The level of striking nowadays does not begin to approach what it was, say, during the year I started working in what was still a blue collar economy in metro Philadelphia in1977 (I went to law school in 1992 after pulling 15 years of pretty hard labor). In 2022, for example, there were 23 major work stoppages (those involving 1000 workers or more). In 1977, there were 298 such stoppages (in a much smaller work force).
But striking or not, the central idea has been, since the beginnings of a formal labor law, that “recognition” of a union (or of workers) had to precede bargaining. The employer must recognize me as someone worth bargaining with. This is why the story of the workers’ compensation bargain is so interesting. Why invent a narrative of workers who never bargained unless on some level society (capital) believed the structure should have been bargained (even if it wasn’t and continues not to be)?
The question becomes, assuming the bare courtesy of recognition (the billionaire recognizes me!), does Elon want to bargain with me (or with anyone)? Does Bezos? How about Patrick Soon-Shiong. Do they have an image of a “bargained for” workplace? Or do they have an image of an Uberized work force carved out from the whole idea of employment “law” – ironically by a dozing populace signing off on public referenda (!) purporting to give “liberty” to workers desiring flexibility (made necessary by their bad first and second jobs). But assuming the reality of “free” bargaining of Gig work outside the restrictions of the law of employment, ask your local Instacart or Uber service person how much “input” they had in constructing the terms and conditions of their current work contract. They are “independent” contractors except for the minor detail of actually bargaining the contract! Yes, I’ve heard this kind of “right to work” talk before.
Why do people imagine billionaires would willingly bargain with them? Perhaps because they believe it has voluntarily happened before. It hasn’t. Since before the existence of federal labor law, private sector unions and groups of employees concertedly acting to improve working conditions have engaged in strikes—and often employers responded to the strikes with violence. Federal labor law since the 1935 Act has allowed workers to retain the credible threat that all workers would walk out the door in the absence of agreement (even if that right has rarely been exercised in the last three decades). To believe in bargaining in any other context is, for me, pure mysticism. Retention of the right to strike implicitly reminds us that Gilded Age employers did not want to recognize or bargain with workers or their unions.

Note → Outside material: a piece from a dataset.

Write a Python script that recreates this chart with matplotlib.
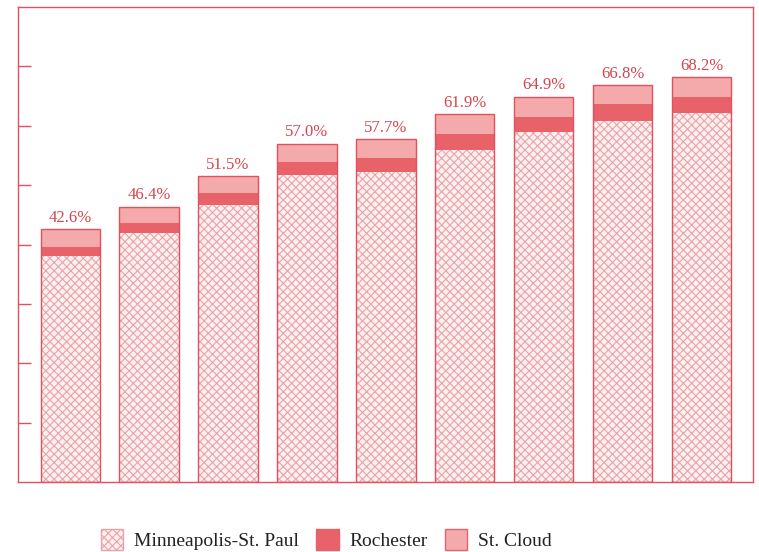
import numpy as np
import matplotlib.pyplot as plt
from matplotlib.patches import Patch

# shares per bar (percent)
msp = [38.0, 41.9, 46.7, 51.7, 52.2, 56.0, 58.9, 60.8, 62.1]
rochester = [1.5, 1.7, 2.0, 2.2, 2.3, 2.6, 2.5, 2.8, 2.7]
st_cloud = [3.1, 2.8, 2.8, 3.1, 3.2, 3.3, 3.5, 3.2, 3.4]
totals = ["42.6%", "46.4%", "51.5%", "57.0%", "57.7%", "61.9%", "64.9%", "66.8%", "68.2%"]
series_names = ["Minneapolis-St. Paul", "Rochester", "St. Cloud"]

red = "#e4505c"
roch_col = "#e8626a"
cloud_col = "#f4a9aa"
hatch_bg = "#fdf0ef"
hatch_col = "#e9a3aa"

plt.rcParams["font.family"] = ["Liberation Serif", "DejaVu Serif"]
plt.rcParams["hatch.linewidth"] = 0.8

fig = plt.figure(figsize=(7.59, 5.52), dpi=100)
ax = fig.add_axes([18 / 759, 1 - 482 / 552, 735 / 759, 475 / 552])

x = np.arange(len(msp))
w = 0.75
msp_a = np.array(msp)
roch_a = np.array(rochester)
cloud_a = np.array(st_cloud)
top = msp_a + roch_a + cloud_a

ax.bar(x, msp_a, w, color=hatch_bg, edgecolor=hatch_col, hatch="xxxx", linewidth=0)
ax.bar(x, roch_a, w, bottom=msp_a, color=roch_col, linewidth=0)
ax.bar(x, cloud_a, w, bottom=msp_a + roch_a, color=cloud_col, linewidth=0)
ax.bar(x, top, w, fill=False, edgecolor=red, linewidth=1.0)

for xi, t, lab in zip(x, top, totals):
    ax.text(xi, t + 0.6, lab, ha="center", va="bottom", fontsize=12, color="#d6434f")

ax.set_xlim(-0.66, 8.65)
ax.set_ylim(0, 80)
ax.set_yticks(np.arange(10, 80, 10))
ax.set_yticklabels([])
ax.set_xticks([])
ax.tick_params(axis="y", direction="in", length=9, color=red, width=1)
for s in ax.spines.values():
    s.set_color(red)
    s.set_linewidth(1.0)

handles = [
    Patch(facecolor=hatch_bg, edgecolor=hatch_col, hatch="xxxx", label=series_names[0]),
    Patch(facecolor=roch_col, edgecolor=roch_col, label=series_names[1]),
    Patch(facecolor=cloud_col, edgecolor=roch_col, label=series_names[2]),
]
fig.legend(handles=handles, loc="center", bbox_to_anchor=(0.43, 0.022), ncol=3,
           frameon=False, fontsize=14, handlelength=1.15, handleheight=1.3,
           columnspacing=0.9, handletextpad=0.55, labelcolor="#222222")

fig.savefig("out.png", dpi=100)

Yet none of these protections (such as they are) even apply if workers are not formally “employees,” for then workers are not rights-holders. Nor do the protections apply (such as they are) if government agencies like the NLRB don’t have the constitutional authority to adjudicate alleged violations of law (an argument that hasn’t been seriously entertained since the 1930s, but one which Meta, SpaceX, and Trader Joe’s are raising now). If there is nowhere for law to be adjudicated except in justice-delayed (and therefore denied) formal judicial forums (courts), there is no law at all. These guys don’t sound like they want to bargain with the likes of me anymore. We’re apparently on to the next chapter of the “eternal conflict” that Justice Holmes wrote about so long ago.